» **Written exercise**: Gather every line in the records below that contains the word "this".
** START **
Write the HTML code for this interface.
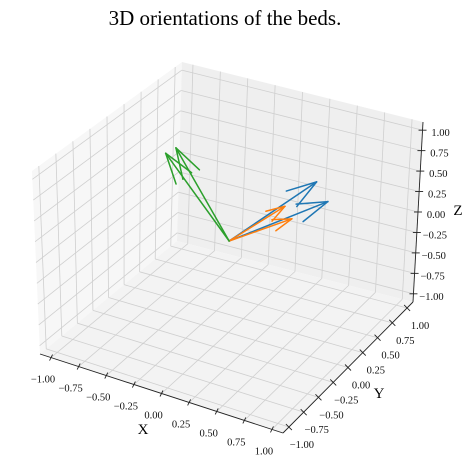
<!DOCTYPE html>
<html><head><meta charset="utf-8"><style>
html,body{margin:0;padding:0;background:#fff;}
svg{display:block;font-family:"Liberation Serif",serif;}
</style></head><body>
<svg id="chart" width="470" height="470" viewBox="0 0 470 470" xmlns="http://www.w3.org/2000/svg">
<text x="225" y="25" text-anchor="middle" font-size="21" fill="#000">3D orientations of the beds.</text>
<g id="panes"></g>
<g id="grid"></g>
<g id="axes"></g>
<g id="arrows"></g>
</svg>
<script>
const seriesNames = ['blue', 'blue', 'orange', 'orange', 'green', 'green'];
const seriesColors = ['#1f77b4', '#1f77b4', '#ff7f0e', '#ff7f0e', '#2ca02c', '#2ca02c'];
const vecU = [0.67, 0.82, 0.65, 0.73, -0.48, -0.43];
const vecV = [0.19, 0.11, -0.27, -0.30, -0.16, -0.09];
const vecW = [0.83, 0.70, 0.83, 0.73, 0.98, 1.02];
const tickValues = [-1, -0.75, -0.5, -0.25, 0, 0.25, 0.5, 0.75, 1];
const tickLabels = ['\u22121.00', '\u22120.75', '\u22120.50', '\u22120.25', '0.00', '0.25', '0.50', '0.75', '1.00'];

const L = 1.1;
const C = {
  '000': [40, 354], '100': [283, 433], '110': [413, 302], '010': [177, 241],
  '001': [32, 171], '101': [283, 243], '111': [423, 122], '011': [182, 62]
};
function proj(x, y, z) {
  const u = (x + L) / (2 * L), v = (y + L) / (2 * L), w = (z + L) / (2 * L);
  let px = 0, py = 0;
  for (const a of [0, 1]) for (const b of [0, 1]) for (const c of [0, 1]) {
    const wt = (a ? u : 1 - u) * (b ? v : 1 - v) * (c ? w : 1 - w);
    const p = C['' + a + b + c];
    px += wt * p[0]; py += wt * p[1];
  }
  return [px, py];
}
const NS = 'http://www.w3.org/2000/svg';
function mk(tag, attrs, parent) {
  const e = document.createElementNS(NS, tag);
  for (const k in attrs) e.setAttribute(k, attrs[k]);
  parent.appendChild(e);
  return e;
}
function ptsStr(list) { return list.map(p => p[0].toFixed(1) + ',' + p[1].toFixed(1)).join(' '); }

const panes = document.getElementById('panes');
let pn;
pn = mk('polygon', {points: ptsStr([proj(-L,-L,-L), proj(-L,L,-L), proj(-L,L,L), proj(-L,-L,L)]), fill: '#f7f7f7'}, panes);


pn = mk('polygon', {points: ptsStr([proj(-L,L,-L), proj(L,L,-L), proj(L,L,L), proj(-L,L,L)]), fill: '#efefef'}, panes);


pn = mk('polygon', {points: ptsStr([proj(-L,-L,-L), proj(L,-L,-L), proj(L,L,-L), proj(-L,L,-L)]), fill: '#f3f3f3'}, panes);



const grid = document.getElementById('grid');
function gl(a, b, name) {
  const e = mk('line', {x1: a[0], y1: a[1], x2: b[0], y2: b[1], stroke: '#cfcfcf', 'stroke-width': 0.8}, grid);
  
  
}
tickValues.forEach(t => {
  gl(proj(t, -L, -L), proj(t, L, -L), 'floor-grid-x');
  gl(proj(-L, t, -L), proj(L, t, -L), 'floor-grid-y');
  gl(proj(-L, t, -L), proj(-L, t, L), 'left-grid-y');
  gl(proj(-L, -L, t), proj(-L, L, t), 'left-grid-z');
  gl(proj(t, L, -L), proj(t, L, L), 'back-grid-x');
  gl(proj(-L, L, t), proj(L, L, t), 'back-grid-z');
});

const axes = document.getElementById('axes');
function axLine(a, b, name) {
  const e = mk('line', {x1: a[0], y1: a[1], x2: b[0], y2: b[1], stroke: '#222', 'stroke-width': 0.9}, axes);
  
  
}
axLine(proj(-L, -L, -L), proj(L, -L, -L), 'x-axis-line');
axLine(proj(L, -L, -L), proj(L, L, -L), 'y-axis-line');
axLine(proj(L, L, -L), proj(L, L, L), 'z-axis-line');
function tick(p, d, lbl, off, name) {
  const e = mk('line', {x1: p[0] - d[0], y1: p[1] - d[1], x2: p[0] + d[0], y2: p[1] + d[1], stroke: '#222', 'stroke-width': 0.9}, axes);
  
  
  const t = mk('text', {x: p[0] + off[0], y: p[1] + off[1] + 4, 'font-size': 10.5, 'text-anchor': 'middle', fill: '#111'}, axes);
  t.textContent = lbl;
  
  
}
tickValues.forEach((v, i) => {
  tick(proj(v, -L, -L), [-1.5, 3], tickLabels[i], [-8, 21], 'x');
  tick(proj(L, v, -L), [3, 3], tickLabels[i], [13, 17], 'y');
  tick(proj(L, L, v), [4, 0], tickLabels[i], [18, 2], 'z');
});
let lab;
lab = mk('text', {x: 143, y: 434, 'font-size': 15, 'text-anchor': 'middle', fill: '#000'}, axes);
lab.textContent = 'X';


lab = mk('text', {x: 379, y: 398, 'font-size': 15, 'text-anchor': 'middle', fill: '#000'}, axes);
lab.textContent = 'Y';


lab = mk('text', {x: 458, y: 215, 'font-size': 15, 'text-anchor': 'middle', fill: '#000'}, axes);
lab.textContent = 'Z';



const arrows = document.getElementById('arrows');
const o = proj(0, 0, 0);
vecU.forEach((u, i) => {
  const tip = proj(u, vecV[i], vecW[i]);
  const dx = tip[0] - o[0], dy = tip[1] - o[1];
  const len = Math.hypot(dx, dy);
  const hl = 0.3 * len;
  const ang = Math.atan2(dy, dx);
  const g = mk('g', {stroke: seriesColors[i], 'stroke-width': 1.5, fill: 'none', 'stroke-linecap': 'round'}, arrows);
  
  
  mk('line', {x1: o[0], y1: o[1], x2: tip[0], y2: tip[1]}, g);
  [0.3, -0.3].forEach(a => {
    const bx = tip[0] - hl * Math.cos(ang + a), by = tip[1] - hl * Math.sin(ang + a);
    mk('line', {x1: tip[0], y1: tip[1], x2: bx, y2: by}, g);
  });
});
</script>
</body></html>
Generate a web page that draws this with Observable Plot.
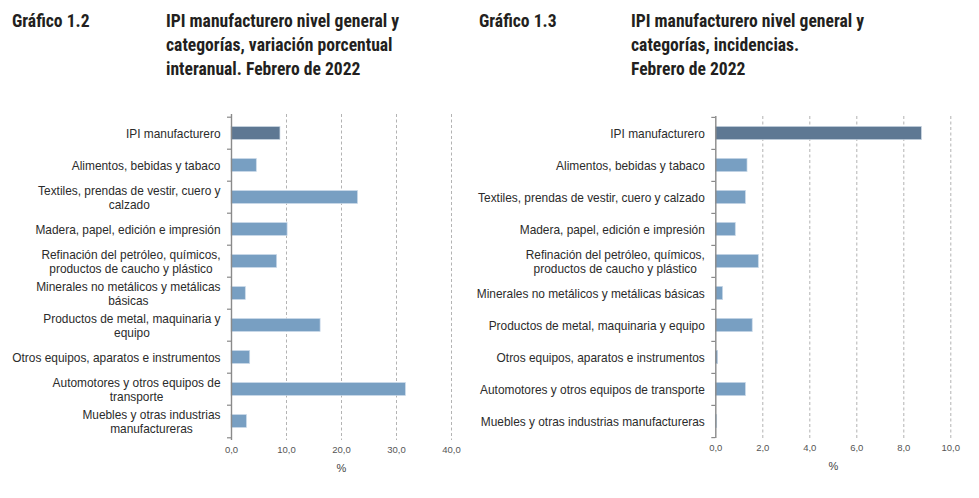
** END **
» **Written response**:
Write the HTML code for this interface.
Generate a web page that draws this with Observable Plot.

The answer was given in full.